The investment firm pointed to Target’s slowing digital sales growth and lack of scale in digital advertising and third-party marketplace as key concerns. BofA noted that Target continues to lag behind Walmart (NYSE:WMT) in sales trends, particularly in digital channels.
Target faces elevated tariff exposure compared to Walmart, according to the analysis. The firm also highlighted pricing and merchandising headwinds as additional challenges for the retailer.
BofA Securities expressed concern that recent merchandising leadership and partnership changes, including those with Ulta Beauty (NASDAQ:ULTA), could further increase risks in what it described as a "dynamic and challenging sourcing environment."
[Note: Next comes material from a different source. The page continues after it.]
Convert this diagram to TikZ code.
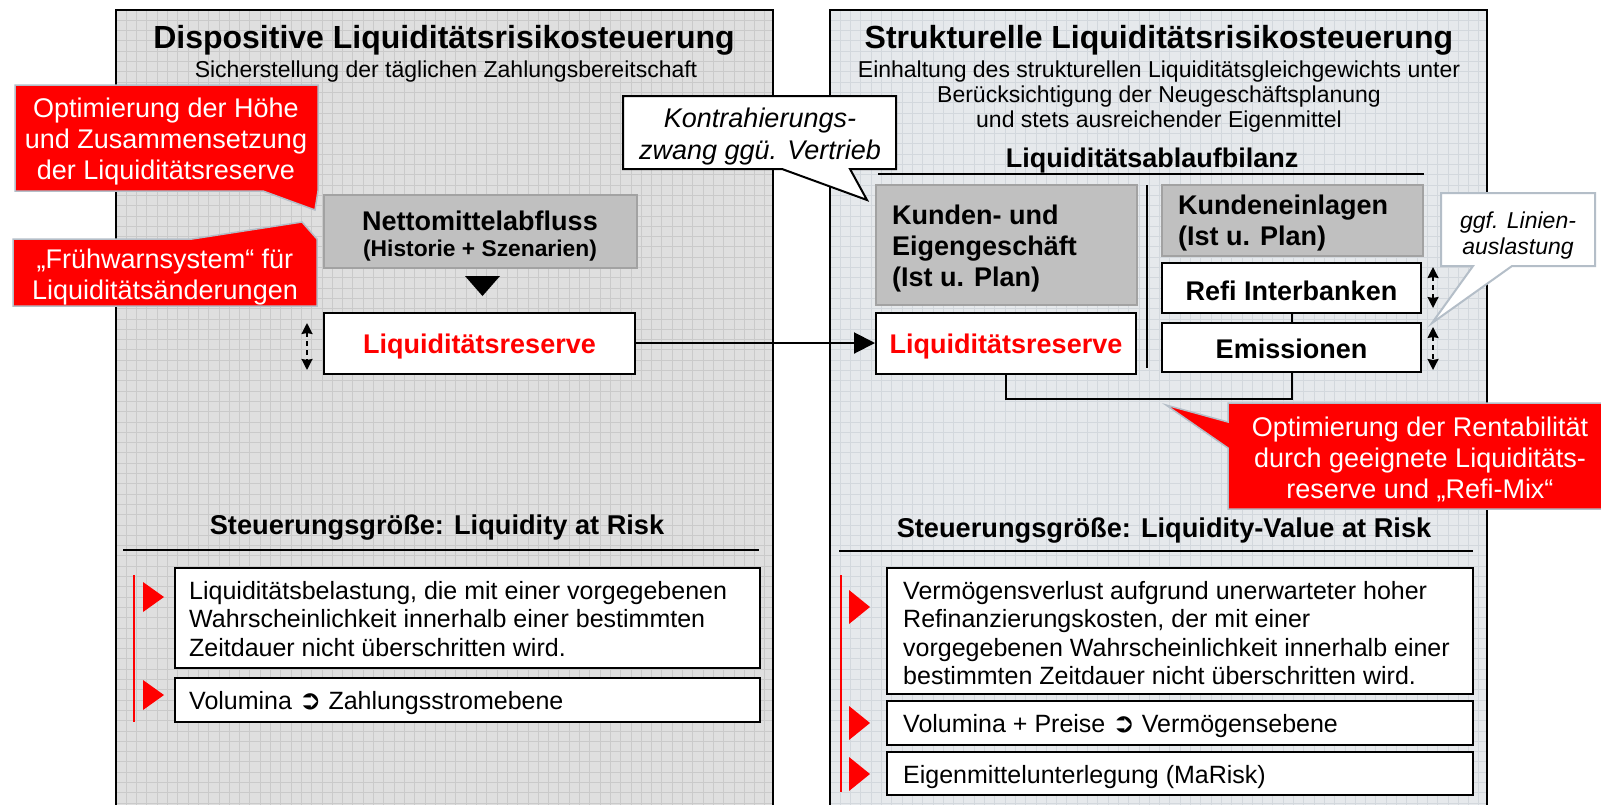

The investment firm emphasized that digital traffic growth is crucial for Target to scale its digital advertising and third-party marketplace fees, which it views as increasingly necessary to offset gross margin pressures and support investments in automation, technology, and AI.
In other recent news, Target Corporation announced its second-quarter earnings for 2025, reporting an adjusted earnings per share (EPS) of $2.05. This figure slightly exceeded the forecasted EPS of $2.04. Additionally, Target’s revenue for the quarter reached $25.21 billion, surpassing expectations by 1.24%. Despite these positive earnings and revenue results, the company faced challenges with a decline in comparable sales and a decrease in gross margins, which raised concerns among investors. These financial results and market conditions contributed to a significant drop in Target’s stock during pre-market trading. The recent developments highlight the mixed performance of the company, with earnings and revenue exceeding projections but operational challenges persisting. Investors and analysts will likely continue to monitor how Target navigates these issues in the coming quarters.